Reproduce all the entries exactly and keep the pictures out.
==========
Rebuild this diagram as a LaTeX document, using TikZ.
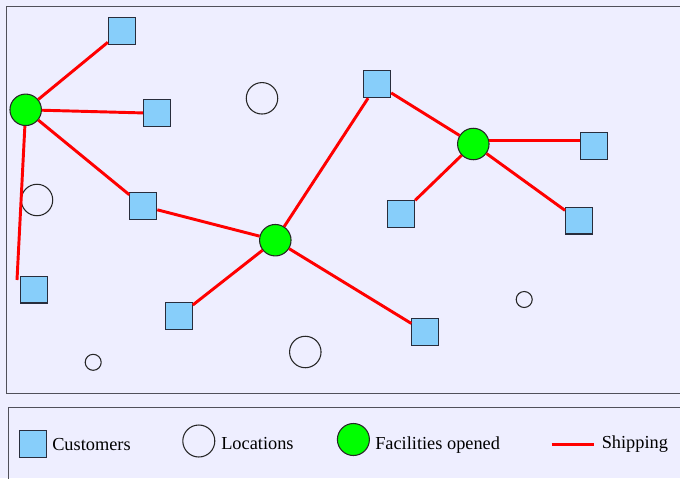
\documentclass[tikz,border=0pt]{standalone}
\usepackage{fontspec}
\setmainfont{Liberation Serif}
\definecolor{bglav}{RGB}{238,238,255}
\definecolor{custblue}{RGB}{135,206,250}
\definecolor{facgreen}{RGB}{0,255,0}
\definecolor{framegray}{RGB}{80,80,90}
\definecolor{edgedark}{RGB}{40,45,60}
\begin{document}
\begin{tikzpicture}[x=0.75pt,y=-0.75pt,
  customer/.style={draw=edgedark,line width=0.8pt,fill=custblue,minimum size=20.2pt,inner sep=0pt},
  location/.style={circle,draw=black!85,line width=0.8pt,inner sep=0pt},
  bigloc/.style={location,minimum size=23.6pt},
  smallloc/.style={location,minimum size=12pt},
  facility/.style={circle,draw=black!85,line width=0.8pt,fill=facgreen,minimum size=23.6pt,inner sep=0pt},
  shipping/.style={draw=red,line width=2.2pt},
  panel/.style={draw=framegray,line width=1pt},
  legendtext/.style={anchor=west,inner sep=0pt,font=\fontsize{13.75}{16}\selectfont}]
\useasboundingbox (0,0) rectangle (680,478);
\clip (0,0) rectangle (680,478);
\fill[bglav] (0,0) rectangle (680,478);

% map panel and legend panel
\draw[panel] (6.5,6.5) rectangle (700,393.3);
\draw[panel] (8.5,407.3) rectangle (700,500);

% customers
\node[customer] (s1) at (121.8,30.8) {};
\node[customer] (s2) at (156.8,113.3) {};
\node[customer] (s3) at (143.3,206.2) {};
\node[customer] (s4) at (178.8,316) {};
\node[customer] (s5) at (425.3,332) {};
\node[customer] (s6) at (377.2,84.2) {};
\node[customer] (s7) at (33.7,289.5) {};
\node[customer] (s8) at (594.3,146.2) {};
\node[customer] (s9) at (579,220.5) {};
\node[customer] (s10) at (401.2,213.8) {};

% candidate locations
\node[bigloc] (l1) at (262,98.3) {};
\node[bigloc] (l2) at (37,200) {};
\node[bigloc] (l3) at (305.3,352) {};
\node[smallloc] (l4) at (93.2,362.3) {};
\node[smallloc] (l5) at (524.2,299.5) {};

% opened facilities
\node[facility] (f1) at (25.7,109.8) {};
\node[facility] (f2) at (275.3,240.2) {};
\node[facility] (f3) at (473.3,144) {};

% shipping links
\coordinate (e7) at (17,280);
\draw[shipping] (f1) -- (s1);
\draw[shipping] (f1) -- (s2);
\draw[shipping] (f1) -- (s3);
\draw[shipping] (f1) -- (e7);
\draw[shipping] (s3) -- (f2);
\draw[shipping] (f2) -- (s4);
\draw[shipping] (f2) -- (s5);
\draw[shipping] (f2) -- (s6);
\draw[shipping] (s6) -- (f3);
\draw[shipping] (f3.14) -- (s8.west |- f3.14);
\draw[shipping] (f3) -- (s9);
\draw[shipping] (f3) -- (s10);

% legend
\node[customer] (lgc) at (33,444.3) {};
\node[legendtext] (lgct) at (52,445) {Customers};
\node[location,minimum size=24pt] (lgl) at (198.8,441) {};
\node[legendtext] (lglt) at (221,443.5) {Locations};
\node[facility,minimum size=24pt] (lgf) at (353.4,439.5) {};
\node[legendtext] (lgft) at (375,445) {Facilities opened};
\coordinate (lgs1) at (551.6,444.3);
\coordinate (lgs2) at (594,444.3);
\draw[shipping] (lgs1) -- (lgs2);
\node[legendtext] (lgst) at (601.5,444.5) {Shipping};
\end{tikzpicture}
\end{document}
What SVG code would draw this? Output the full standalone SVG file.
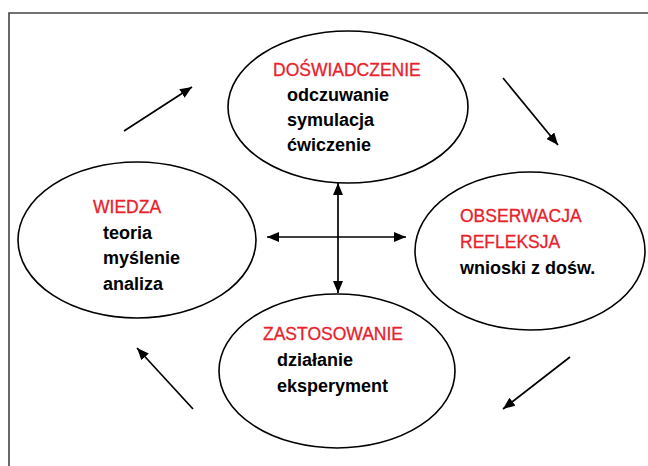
==========
— EXPECTED ANSWER —
Rebuild this diagram as a LaTeX document, using TikZ.
\documentclass[tikz,border=0pt]{standalone}
\usepackage{fontspec}
\setmainfont{Liberation Serif}
\definecolor{bglav}{RGB}{238,238,255}
\definecolor{custblue}{RGB}{135,206,250}
\definecolor{facgreen}{RGB}{0,255,0}
\definecolor{framegray}{RGB}{80,80,90}
\definecolor{edgedark}{RGB}{40,45,60}
\begin{document}
\begin{tikzpicture}[x=0.75pt,y=-0.75pt,
  customer/.style={draw=edgedark,line width=0.8pt,fill=custblue,minimum size=20.2pt,inner sep=0pt},
  location/.style={circle,draw=black!85,line width=0.8pt,inner sep=0pt},
  bigloc/.style={location,minimum size=23.6pt},
  smallloc/.style={location,minimum size=12pt},
  facility/.style={circle,draw=black!85,line width=0.8pt,fill=facgreen,minimum size=23.6pt,inner sep=0pt},
  shipping/.style={draw=red,line width=2.2pt},
  panel/.style={draw=framegray,line width=1pt},
  legendtext/.style={anchor=west,inner sep=0pt,font=\fontsize{13.75}{16}\selectfont}]
\useasboundingbox (0,0) rectangle (680,478);
\clip (0,0) rectangle (680,478);
\fill[bglav] (0,0) rectangle (680,478);

% map panel and legend panel
\draw[panel] (6.5,6.5) rectangle (700,393.3);
\draw[panel] (8.5,407.3) rectangle (700,500);

% customers
\node[customer] (s1) at (121.8,30.8) {};
\node[customer] (s2) at (156.8,113.3) {};
\node[customer] (s3) at (143.3,206.2) {};
\node[customer] (s4) at (178.8,316) {};
\node[customer] (s5) at (425.3,332) {};
\node[customer] (s6) at (377.2,84.2) {};
\node[customer] (s7) at (33.7,289.5) {};
\node[customer] (s8) at (594.3,146.2) {};
\node[customer] (s9) at (579,220.5) {};
\node[customer] (s10) at (401.2,213.8) {};

% candidate locations
\node[bigloc] (l1) at (262,98.3) {};
\node[bigloc] (l2) at (37,200) {};
\node[bigloc] (l3) at (305.3,352) {};
\node[smallloc] (l4) at (93.2,362.3) {};
\node[smallloc] (l5) at (524.2,299.5) {};

% opened facilities
\node[facility] (f1) at (25.7,109.8) {};
\node[facility] (f2) at (275.3,240.2) {};
\node[facility] (f3) at (473.3,144) {};

% shipping links
\coordinate (e7) at (17,280);
\draw[shipping] (f1) -- (s1);
\draw[shipping] (f1) -- (s2);
\draw[shipping] (f1) -- (s3);
\draw[shipping] (f1) -- (e7);
\draw[shipping] (s3) -- (f2);
\draw[shipping] (f2) -- (s4);
\draw[shipping] (f2) -- (s5);
\draw[shipping] (f2) -- (s6);
\draw[shipping] (s6) -- (f3);
\draw[shipping] (f3.14) -- (s8.west |- f3.14);
\draw[shipping] (f3) -- (s9);
\draw[shipping] (f3) -- (s10);

% legend
\node[customer] (lgc) at (33,444.3) {};
\node[legendtext] (lgct) at (52,445) {Customers};
\node[location,minimum size=24pt] (lgl) at (198.8,441) {};
\node[legendtext] (lglt) at (221,443.5) {Locations};
\node[facility,minimum size=24pt] (lgf) at (353.4,439.5) {};
\node[legendtext] (lgft) at (375,445) {Facilities opened};
\coordinate (lgs1) at (551.6,444.3);
\coordinate (lgs2) at (594,444.3);
\draw[shipping] (lgs1) -- (lgs2);
\node[legendtext] (lgst) at (601.5,444.5) {Shipping};
\end{tikzpicture}
\end{document}
What SVG code would draw this? Output the full standalone SVG file.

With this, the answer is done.